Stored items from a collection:

|---|

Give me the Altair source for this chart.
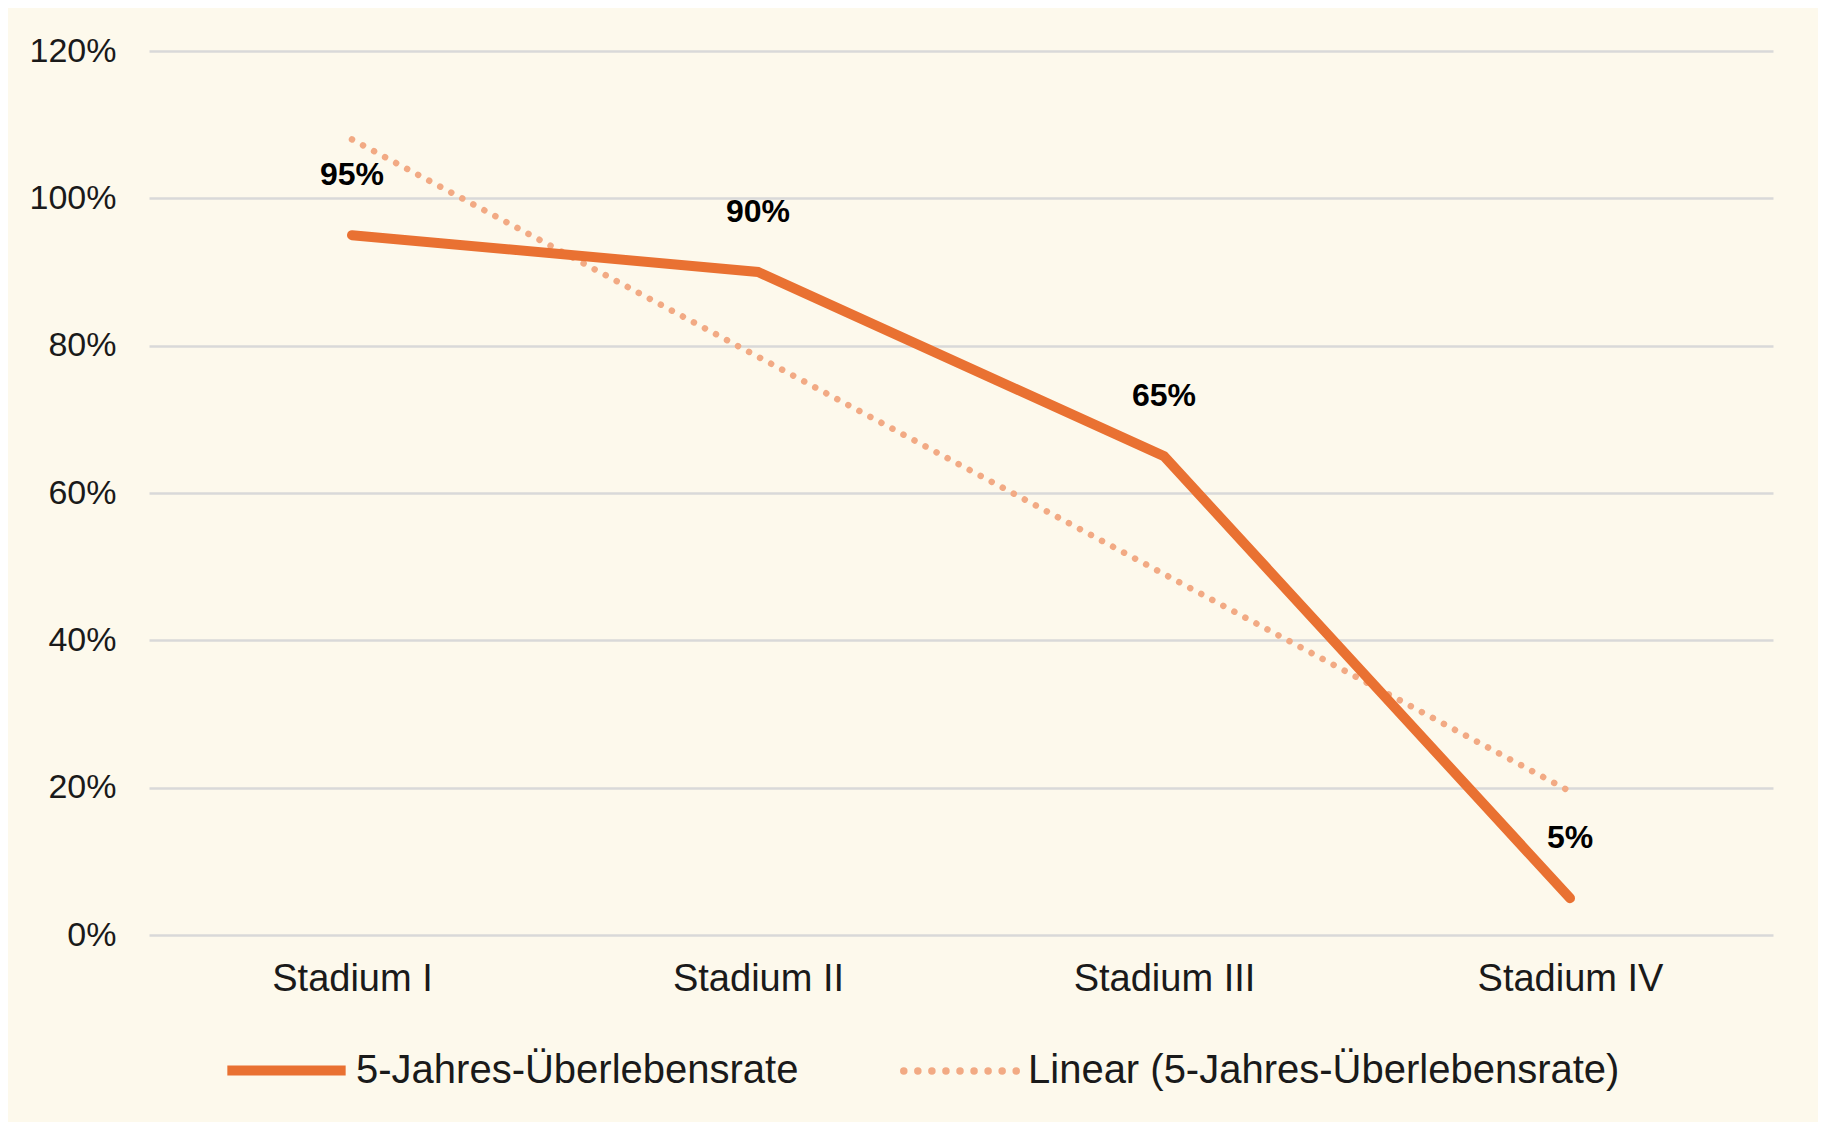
import altair as alt
import pandas as pd

stages = ["Stadium I", "Stadium II", "Stadium III", "Stadium IV"]
stage_index = [1, 2, 3, 4]
survival = [95, 90, 65, 5]
series_main = "5-Jahres-Überlebensrate"
series_trend = "Linear (5-Jahres-Überlebensrate)"
y_ticks = [0, 20, 40, 60, 80, 100, 120]

df = pd.DataFrame({"idx": stage_index, "stage": stages, "value": survival,
                   "series": series_main})

FONT = "Liberation Sans"
ORANGE = "#E97132"
LIGHT = "#F2AA84"

label_expr = "[" + ",".join(f"'{s}'" for s in stages) + "][datum.value - 1]"


# dotted legend symbol (style only): row of small discs in the -1..1 box,
# each disc drawn as concentric rings so it looks solid even when unfilled
def ring(cx, r):
    return (f"M{cx - r:.4f},0a{r:.4f},{r:.4f} 0 1,0 {2 * r:.4f},0"
            f"a{r:.4f},{r:.4f} 0 1,0 {-2 * r:.4f},0")


dot_centers = [-0.95 + 0.2375 * i for i in range(9)]
dot_path = "".join(ring(c, r) for c in dot_centers for r in (0.05, 0.037, 0.024, 0.011))

x = alt.X("idx:Q", scale=alt.Scale(domain=[0.5, 4.5], nice=False, zero=False),
          axis=alt.Axis(values=stage_index, labelExpr=label_expr, title=None,
                        grid=False, ticks=False, domain=False, labelFontSize=38,
                        labelFont=FONT, labelColor="#1a1a1a", labelPadding=25,
                        labelLimit=600))
y = alt.Y("value:Q", scale=alt.Scale(domain=[0, 120], nice=False),
          axis=alt.Axis(values=y_ticks, labelExpr="datum.value + '%'", title=None,
                        grid=True, gridColor="#D9D9D9", gridWidth=2.5,
                        ticks=False, domain=False, labelFontSize=34, labelFont=FONT,
                        labelColor="#1a1a1a", labelPadding=33))

color = alt.Color("series:N",
                  scale=alt.Scale(domain=[series_main], range=[ORANGE]),
                  legend=alt.Legend(title=None, orient="none", direction="horizontal",
                                    legendX=73, legendY=955,
                                    symbolType="stroke", symbolSize=14000,
                                    symbolStrokeWidth=10,
                                    labelFontSize=40, labelFont=FONT, labelColor="#1a1a1a",
                                    labelOffset=5, labelLimit=900))

trend_legend = alt.Opacity("series:N",
                           scale=alt.Scale(domain=[series_trend], range=[1]),
                           legend=alt.Legend(title=None, orient="none", direction="horizontal",
                                             legendX=751, legendY=960,
                                             symbolType=dot_path, symbolSize=14000,
                                             symbolStrokeColor=LIGHT, symbolStrokeWidth=1.6,
                                             symbolFillColor=LIGHT,
                                             labelFontSize=40, labelFont=FONT,
                                             labelColor="#1a1a1a",
                                             labelOffset=8, labelLimit=900))

trend = alt.Chart(df).transform_regression("idx", "value").transform_calculate(
    series=f"'{series_trend}'"
).mark_line(strokeCap="round", color=LIGHT, strokeWidth=6.5,
            strokeDash=[0.01, 12.5]).encode(x=x, y=y, opacity=trend_legend)

line = alt.Chart(df).mark_line(strokeCap="round", strokeJoin="miter", strokeWidth=10).encode(
    x=x, y=y, color=color)

labels = alt.Chart(df).mark_text(dy=-60, fontSize=32, fontWeight="bold", font=FONT,
                                 color="#000000", baseline="middle").encode(
    x=x, y=y, text=alt.Text("label:N")).transform_calculate(label="datum.value + '%'")

chart = alt.layer(trend, line, labels).properties(
    width=1624, height=884,
    background="#FDF9EC",
    autosize=alt.AutoSizeParams(type="none"),
    padding={"left": 141, "top": 43, "right": 45, "bottom": 187},
).configure_view(stroke=None)

chart.save("out.html", embed_options={"renderer": "svg", "actions": False})
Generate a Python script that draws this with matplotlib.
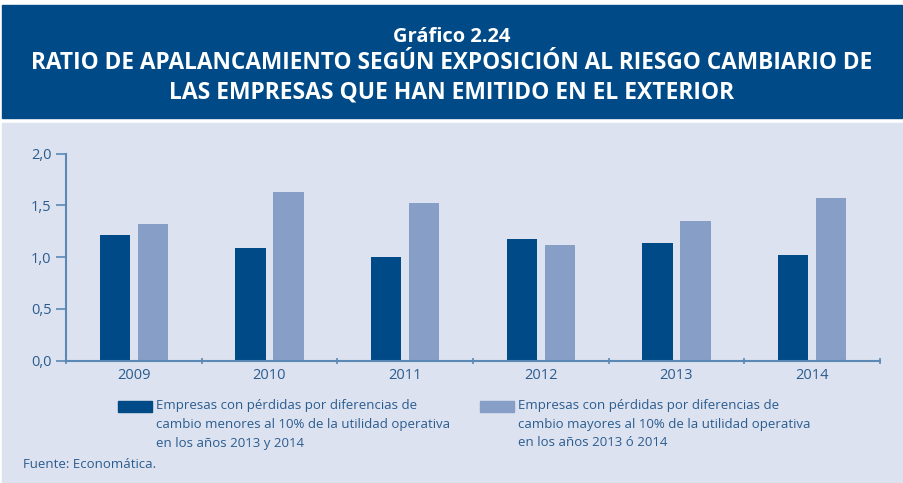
import numpy as np
import matplotlib
matplotlib.use("Agg")
import matplotlib.pyplot as plt
from matplotlib.patches import Rectangle

# data
years = ["2009", "2010", "2011", "2012", "2013", "2014"]
menores = [1.21, 1.09, 1.00, 1.18, 1.14, 1.02]
mayores = [1.32, 1.63, 1.52, 1.12, 1.35, 1.57]
yticks = [0.0, 0.5, 1.0, 1.5, 2.0]

title1 = "Gráfico 2.24"
title2 = "RATIO DE APALANCAMIENTO SEGÚN EXPOSICIÓN AL RIESGO CAMBIARIO DE"
title3 = "LAS EMPRESAS QUE HAN EMITIDO EN EL EXTERIOR"
leg1 = ["Empresas con pérdidas por diferencias de",
        "cambio menores al 10% de la utilidad operativa",
        "en los años 2013 y 2014"]
leg2 = ["Empresas con pérdidas por diferencias de",
        "cambio mayores al 10% de la utilidad operativa",
        "en los años 2013 ó 2014"]
source = "Fuente: Economática."

dark = "#004a87"
light = "#879fc7"
panel = "#dce2ef"
txt = "#2b5c8f"
axc = "#5b88b4"
fam = ["Open Sans", "DejaVu Sans"]

W, H = 904, 483
fig = plt.figure(figsize=(W / 100, H / 100), dpi=100)
fig.patch.set_facecolor("white")

# banner and panel
fig.add_artist(Rectangle((2 / W, 1 - 118 / H), 900 / W, 113 / H,
                         transform=fig.transFigure, color="#004b87", zorder=0))
fig.add_artist(Rectangle((2 / W, 0), 900 / W, 1 - 123 / H,
                         transform=fig.transFigure, color=panel, zorder=0))
fig.text(0.5, 1 - 37 / H, title1, color="white", fontsize=14.5, fontweight="bold",
         ha="center", va="center", family=fam)
fig.text(0.5, 1 - 63 / H, title2, color="white", fontsize=16.3, fontweight="bold",
         ha="center", va="center", family=fam)
fig.text(0.5, 1 - 92 / H, title3, color="white", fontsize=16.5, fontweight="bold",
         ha="center", va="center", family=fam)

ax = fig.add_axes([66 / W, (H - 360.7) / H, (880 - 66) / W, (360.7 - 153.7) / H])
ax.set_facecolor("none")
x = np.arange(len(years))
bw = 0.222
ax.bar(x - 0.14, menores, bw, color=dark, zorder=2)
ax.bar(x + 0.14, mayores, bw, color=light, zorder=2)

ax.set_xlim(-0.5, len(years) - 0.5)
ax.set_ylim(0, 2.0)
ax.set_yticks(yticks)
ax.set_yticklabels([f"{v:.1f}".replace(".", ",") for v in yticks])
ax.set_xticks(x)
ax.set_xticklabels(years)
ax.set_xticks(np.arange(-0.5, len(years)), minor=True)
ax.tick_params(axis="x", which="major", length=0, pad=5)
ax.tick_params(axis="x", which="minor", length=5, color=axc, width=1.2, direction="inout")
ax.tick_params(axis="y", length=7, color=axc, width=1.2)
for lab in ax.get_xticklabels() + ax.get_yticklabels():
    lab.set_color(txt)
    lab.set_fontsize(10.5)
    lab.set_family(fam)
for s in ["top", "right"]:
    ax.spines[s].set_visible(False)
for s in ["left", "bottom"]:
    ax.spines[s].set_color(axc)
    ax.spines[s].set_linewidth(1.5)

# legend drawn by hand
for bx, col, lines in [(118, dark, leg1), (480, light, leg2)]:
    fig.add_artist(Rectangle((bx / W, 1 - 412 / H), 34 / W, 11 / H,
                             transform=fig.transFigure, color=col))
    for i, line in enumerate(lines):
        fig.text((bx + 38) / W, 1 - (406 + 18.5 * i) / H, line, color=txt,
                 fontsize=9.5, va="center", ha="left", family=fam)

fig.text(23 / W, 1 - 465 / H, source, color=txt, fontsize=9.5, va="center",
         ha="left", family=fam)

fig.savefig("out.png", dpi=100)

|---|

#### AIM
Generate a word-for-word copy of the preceding records, excluding all pictures.

#### THE SOLUTION
Give me the Altair source for this chart.
import altair as alt
import pandas as pd

stages = ["Stadium I", "Stadium II", "Stadium III", "Stadium IV"]
stage_index = [1, 2, 3, 4]
survival = [95, 90, 65, 5]
series_main = "5-Jahres-Überlebensrate"
series_trend = "Linear (5-Jahres-Überlebensrate)"
y_ticks = [0, 20, 40, 60, 80, 100, 120]

df = pd.DataFrame({"idx": stage_index, "stage": stages, "value": survival,
                   "series": series_main})

FONT = "Liberation Sans"
ORANGE = "#E97132"
LIGHT = "#F2AA84"

label_expr = "[" + ",".join(f"'{s}'" for s in stages) + "][datum.value - 1]"


# dotted legend symbol (style only): row of small discs in the -1..1 box,
# each disc drawn as concentric rings so it looks solid even when unfilled
def ring(cx, r):
    return (f"M{cx - r:.4f},0a{r:.4f},{r:.4f} 0 1,0 {2 * r:.4f},0"
            f"a{r:.4f},{r:.4f} 0 1,0 {-2 * r:.4f},0")


dot_centers = [-0.95 + 0.2375 * i for i in range(9)]
dot_path = "".join(ring(c, r) for c in dot_centers for r in (0.05, 0.037, 0.024, 0.011))

x = alt.X("idx:Q", scale=alt.Scale(domain=[0.5, 4.5], nice=False, zero=False),
          axis=alt.Axis(values=stage_index, labelExpr=label_expr, title=None,
                        grid=False, ticks=False, domain=False, labelFontSize=38,
                        labelFont=FONT, labelColor="#1a1a1a", labelPadding=25,
                        labelLimit=600))
y = alt.Y("value:Q", scale=alt.Scale(domain=[0, 120], nice=False),
          axis=alt.Axis(values=y_ticks, labelExpr="datum.value + '%'", title=None,
                        grid=True, gridColor="#D9D9D9", gridWidth=2.5,
                        ticks=False, domain=False, labelFontSize=34, labelFont=FONT,
                        labelColor="#1a1a1a", labelPadding=33))

color = alt.Color("series:N",
                  scale=alt.Scale(domain=[series_main], range=[ORANGE]),
                  legend=alt.Legend(title=None, orient="none", direction="horizontal",
                                    legendX=73, legendY=955,
                                    symbolType="stroke", symbolSize=14000,
                                    symbolStrokeWidth=10,
                                    labelFontSize=40, labelFont=FONT, labelColor="#1a1a1a",
                                    labelOffset=5, labelLimit=900))

trend_legend = alt.Opacity("series:N",
                           scale=alt.Scale(domain=[series_trend], range=[1]),
                           legend=alt.Legend(title=None, orient="none", direction="horizontal",
                                             legendX=751, legendY=960,
                                             symbolType=dot_path, symbolSize=14000,
                                             symbolStrokeColor=LIGHT, symbolStrokeWidth=1.6,
                                             symbolFillColor=LIGHT,
                                             labelFontSize=40, labelFont=FONT,
                                             labelColor="#1a1a1a",
                                             labelOffset=8, labelLimit=900))

trend = alt.Chart(df).transform_regression("idx", "value").transform_calculate(
    series=f"'{series_trend}'"
).mark_line(strokeCap="round", color=LIGHT, strokeWidth=6.5,
            strokeDash=[0.01, 12.5]).encode(x=x, y=y, opacity=trend_legend)

line = alt.Chart(df).mark_line(strokeCap="round", strokeJoin="miter", strokeWidth=10).encode(
    x=x, y=y, color=color)

labels = alt.Chart(df).mark_text(dy=-60, fontSize=32, fontWeight="bold", font=FONT,
                                 color="#000000", baseline="middle").encode(
    x=x, y=y, text=alt.Text("label:N")).transform_calculate(label="datum.value + '%'")

chart = alt.layer(trend, line, labels).properties(
    width=1624, height=884,
    background="#FDF9EC",
    autosize=alt.AutoSizeParams(type="none"),
    padding={"left": 141, "top": 43, "right": 45, "bottom": 187},
).configure_view(stroke=None)

chart.save("out.html", embed_options={"renderer": "svg", "actions": False})
Generate a Python script that draws this with matplotlib.
import numpy as np
import matplotlib
matplotlib.use("Agg")
import matplotlib.pyplot as plt
from matplotlib.patches import Rectangle

# data
years = ["2009", "2010", "2011", "2012", "2013", "2014"]
menores = [1.21, 1.09, 1.00, 1.18, 1.14, 1.02]
mayores = [1.32, 1.63, 1.52, 1.12, 1.35, 1.57]
yticks = [0.0, 0.5, 1.0, 1.5, 2.0]

title1 = "Gráfico 2.24"
title2 = "RATIO DE APALANCAMIENTO SEGÚN EXPOSICIÓN AL RIESGO CAMBIARIO DE"
title3 = "LAS EMPRESAS QUE HAN EMITIDO EN EL EXTERIOR"
leg1 = ["Empresas con pérdidas por diferencias de",
        "cambio menores al 10% de la utilidad operativa",
        "en los años 2013 y 2014"]
leg2 = ["Empresas con pérdidas por diferencias de",
        "cambio mayores al 10% de la utilidad operativa",
        "en los años 2013 ó 2014"]
source = "Fuente: Economática."

dark = "#004a87"
light = "#879fc7"
panel = "#dce2ef"
txt = "#2b5c8f"
axc = "#5b88b4"
fam = ["Open Sans", "DejaVu Sans"]

W, H = 904, 483
fig = plt.figure(figsize=(W / 100, H / 100), dpi=100)
fig.patch.set_facecolor("white")

# banner and panel
fig.add_artist(Rectangle((2 / W, 1 - 118 / H), 900 / W, 113 / H,
                         transform=fig.transFigure, color="#004b87", zorder=0))
fig.add_artist(Rectangle((2 / W, 0), 900 / W, 1 - 123 / H,
                         transform=fig.transFigure, color=panel, zorder=0))
fig.text(0.5, 1 - 37 / H, title1, color="white", fontsize=14.5, fontweight="bold",
         ha="center", va="center", family=fam)
fig.text(0.5, 1 - 63 / H, title2, color="white", fontsize=16.3, fontweight="bold",
         ha="center", va="center", family=fam)
fig.text(0.5, 1 - 92 / H, title3, color="white", fontsize=16.5, fontweight="bold",
         ha="center", va="center", family=fam)

ax = fig.add_axes([66 / W, (H - 360.7) / H, (880 - 66) / W, (360.7 - 153.7) / H])
ax.set_facecolor("none")
x = np.arange(len(years))
bw = 0.222
ax.bar(x - 0.14, menores, bw, color=dark, zorder=2)
ax.bar(x + 0.14, mayores, bw, color=light, zorder=2)

ax.set_xlim(-0.5, len(years) - 0.5)
ax.set_ylim(0, 2.0)
ax.set_yticks(yticks)
ax.set_yticklabels([f"{v:.1f}".replace(".", ",") for v in yticks])
ax.set_xticks(x)
ax.set_xticklabels(years)
ax.set_xticks(np.arange(-0.5, len(years)), minor=True)
ax.tick_params(axis="x", which="major", length=0, pad=5)
ax.tick_params(axis="x", which="minor", length=5, color=axc, width=1.2, direction="inout")
ax.tick_params(axis="y", length=7, color=axc, width=1.2)
for lab in ax.get_xticklabels() + ax.get_yticklabels():
    lab.set_color(txt)
    lab.set_fontsize(10.5)
    lab.set_family(fam)
for s in ["top", "right"]:
    ax.spines[s].set_visible(False)
for s in ["left", "bottom"]:
    ax.spines[s].set_color(axc)
    ax.spines[s].set_linewidth(1.5)

# legend drawn by hand
for bx, col, lines in [(118, dark, leg1), (480, light, leg2)]:
    fig.add_artist(Rectangle((bx / W, 1 - 412 / H), 34 / W, 11 / H,
                             transform=fig.transFigure, color=col))
    for i, line in enumerate(lines):
        fig.text((bx + 38) / W, 1 - (406 + 18.5 * i) / H, line, color=txt,
                 fontsize=9.5, va="center", ha="left", family=fam)

fig.text(23 / W, 1 - 465 / H, source, color=txt, fontsize=9.5, va="center",
         ha="left", family=fam)

fig.savefig("out.png", dpi=100)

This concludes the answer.